Example 2. I am watching Shark Week on Discovery. Which I lurve. I watch it every year. I was crushed one year when I was on vacation with no DVR involved during Shark Week and had no way of watching it. I love it. In all of its shark attack wonderful glory. Shark habitats. Shark victims. Scary shark stories. Shark behaviors. Shark friendliness. Shark diving. Shark tracking.
However. I have this little eensy weensy goal of, say, feeling comfortable about open water swimming for the triathlon. Probably not a great idea to be watching the horror stories of Shark Week. Right now I feel like I am shark bait. A swimmer wearing a meat suit.
It's not good.
So. I may have to decide not to watch it! Unless I can find the happy "sharks don't like people-eating" stories to build my confidence here. Because I'm lame. Why am I into sabotaging myself in this manner?

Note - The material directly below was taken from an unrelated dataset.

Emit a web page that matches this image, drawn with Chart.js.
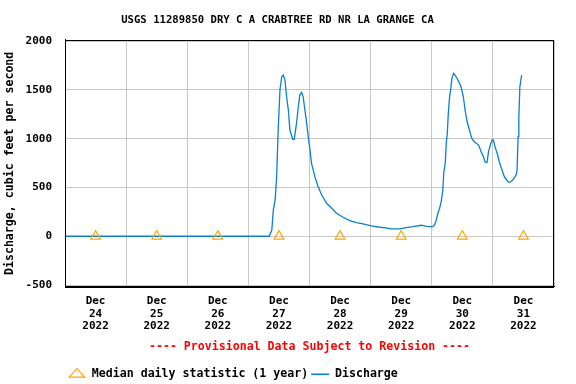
<!DOCTYPE html>
<html>
<head>
<meta charset="utf-8">
<script src="https://cdn.jsdelivr.net/npm/chart.js@4"></script>
<style>
  html, body { margin: 0; padding: 0; background: #fff; }
</style>
</head>
<body>
<canvas id="flow" width="576" height="384"></canvas>
<script>
/*
*  USGS discharge hydrograph, Dec 24 - Dec 31 2022
*/

const chartTitle = 'USGS 11289850 DRY C A CRABTREE RD NR LA GRANGE CA';
const yAxisTitle = 'Discharge, cubic feet per second';
const provisionalNote = '---- Provisional Data Subject to Revision ----';

// x is hours since Dec 24 2022 00:00
const dayLabels = ['24', '25', '26', '27', '28', '29', '30', '31'];
const monthLabel = 'Dec';
const yearLabel = '2022';
const yTicks = [-500, 0, 500, 1000, 1500, 2000];

const dischargeHours = [0, 80.2, 81.2, 81.8, 82.5, 83.1, 83.7, 84.4, 85.1, 85.7, 86.4, 87.0, 87.7, 88.3, 89.4, 90.0,
    90.9, 91.6, 92.2, 92.9, 93.5, 94.2, 94.9, 95.5, 96.2, 96.8, 98.1, 99.4, 100.8, 102.7, 104.7, 106.6, 109.2,
    111.8, 114.4, 117.0, 120.3, 123.0, 126.0, 128.1, 131.4, 134.0, 136.6, 139.9, 142.5, 144.4, 145.1, 145.8,
    146.4, 147.1, 147.7, 148.3, 148.7, 149.3, 149.7, 150.1, 150.5, 151.0, 151.4, 151.9, 152.6, 153.6, 154.6,
    155.5, 156.4, 157.1, 157.9, 158.8, 159.7, 160.7, 162.4, 163.4, 164.3, 165.0, 165.7, 166.3, 167.0, 167.7,
    168.2, 169.0, 169.9, 170.5, 171.6, 172.5, 173.4, 174.2, 175.1, 176.1, 177.1, 177.5, 177.9, 178.2, 178.6, 179.3];
const dischargeValues = [0, 0, 64, 270, 372, 611, 1089, 1499, 1635, 1653, 1601, 1430, 1294, 1089, 994, 994,
    1158, 1328, 1448, 1475, 1430, 1294, 1158, 1021, 884, 748, 611, 508, 423, 338, 287, 236, 195,
    160, 139, 126, 106, 95, 85, 75, 75, 88, 98, 113, 98, 98, 116, 167,
    236, 287, 355, 457, 645, 748, 953, 1055, 1260, 1430, 1499, 1619, 1670, 1635, 1584,
    1533, 1430, 1294, 1174, 1089, 1004, 969, 935, 867, 816, 758, 758, 867, 935, 987,
    987, 902, 833, 764, 679, 611, 577, 553, 560, 587, 628, 679, 1021, 1225, 1533, 1653];

const medianHours = [12, 36, 60, 84, 108, 132, 156, 180];
const medianValues = [0, 0, 0, 0, 0, 0, 0, 0];

const FONT = "'DejaVu Sans Mono', 'Liberation Mono', monospace";

function zipPoints(xs, ys) {
    let n = Math.min(xs.length, ys.length);
    let pts = [];
    for (let i = 0; i < n; i++) pts.push({x: xs[i], y: ys[i]});
    return pts;
}

// box round the plot area, top and right sides are not drawn by the axes
const frameBox = {
    id: 'frameBox',
    afterDatasetsDraw(chart) {
        let a = chart.chartArea, ctx = chart.ctx;
        ctx.save();
        ctx.strokeStyle = '#000';
        ctx.lineWidth = 1;
        ctx.strokeRect(Math.round(a.left) + 0.5, Math.round(a.top) + 0.5,
            Math.round(a.right - a.left) - 1, Math.round(a.bottom - a.top));
        ctx.restore();
    }
};

function makeChart(canvas) {
    let chartConfig = {
        type: 'line',
        data: {
            datasets: [
                {
                    label: 'Median daily statistic (1 year)',
                    data: zipPoints(medianHours, medianValues),
                    showLine: false,
                    pointStyle: 'triangle',
                    pointRadius: 5.6,
                    pointBorderColor: '#ffa500',
                    pointBackgroundColor: 'rgba(0,0,0,0)',
                    borderColor: '#ffa500',
                    backgroundColor: 'rgba(0,0,0,0)',
                    pointBorderWidth: 1.2,
                },
                {
                    label: 'Discharge',
                    data: zipPoints(dischargeHours, dischargeValues),
                    borderColor: '#0a80cf',
                    backgroundColor: '#0a80cf',
                    borderWidth: 1.3,
                    pointRadius: 0,
                    pointStyle: 'line',
                    pointBorderWidth: 1.5,
                    tension: 0,
                },
            ],
        },
        options: {
            responsive: false,
            animation: false,
            devicePixelRatio: 1,
            layout: { padding: { left: 1, right: 22, top: 0, bottom: -6 } },
            scales: {
                x: {
                    type: 'linear',
                    min: 0,
                    max: 192,
                    afterBuildTicks: (axis) => {
                        let ticks = [];
                        for (let h = 0; h <= 192; h += 12) ticks.push({value: h});
                        axis.ticks = ticks;
                    },
                    grid: {
                        color: (ctx) => (ctx.tick && ctx.tick.value % 24 === 0) ? '#c8c8c8' : 'rgba(0,0,0,0)',
                        drawTicks: false,
                    },
                    border: { color: '#000', width: 1 },
                    ticks: {
                        autoSkip: false,
                        maxRotation: 0,
                        padding: 8,
                        color: '#000',
                        font: { family: FONT, size: 11, weight: 'bold', lineHeight: '12.5px' },
                        callback: (value) => {
                            if (value % 24 !== 12) return '';
                            return [monthLabel, dayLabels[(value - 12) / 24], yearLabel];
                        },
                    },
                    title: {
                        display: true,
                        text: provisionalNote,
                        color: '#ff0000',
                        font: { family: FONT, size: 11.6, weight: 'bold' },
                        padding: { top: 0, bottom: 11 },
                    },
                },
                y: {
                    min: -520,
                    max: 2015,
                    afterBuildTicks: (axis) => { axis.ticks = yTicks.map(v => ({value: v})); },
                    afterFit: (axis) => { axis.width = 64; },
                    grid: { color: '#c8c8c8', drawTicks: false },
                    border: { color: '#000', width: 1 },
                    ticks: {
                        padding: 13,
                        color: '#000',
                        font: { family: FONT, size: 11, weight: 'bold' },
                        callback: (value) => String(value),
                    },
                    title: {
                        display: true,
                        text: yAxisTitle,
                        color: '#000',
                        font: { family: FONT, size: 11.6, weight: 'bold' },
                        padding: { top: 2, bottom: 6 },
                    },
                },
            },
            plugins: {
                title: {
                    display: true,
                    text: chartTitle,
                    color: '#000',
                    font: { family: FONT, size: 10.6, weight: 'bold' },
                    padding: { top: 14, bottom: 13 },
                },
                legend: {
                    display: true,
                    position: 'bottom',
                    align: 'start',
                    fullSize: false,
                    labels: {
                        usePointStyle: true,
                        pointStyleWidth: 18,
                        boxHeight: 8,
                        padding: 3,
                        color: '#000',
                        font: { family: FONT, size: 11.6, weight: 'bold' },
                    },
                },
                tooltip: { enabled: false },
            },
        },
        plugins: [frameBox],
    };
    return new Chart(canvas, chartConfig);
}

makeChart(document.getElementById('flow'));
</script>
</body>
</html>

So this week I'm going to maintain focus on the goal. Five weeks from now. Making better time than in my very first triathlon and carrying less fat mass whilst doing it. The Mantra? Every single thing I do, each choice I make, each thought I have, each bite I take, will take me closer to or further away from my goal.
That's the bottom line really and for anything. Time to buckle down and refocus. Again. Isn't it funny how reaching a goal is really just having to focus and refocus an infinite number of times? That seems to be the running theme here. Have a great week!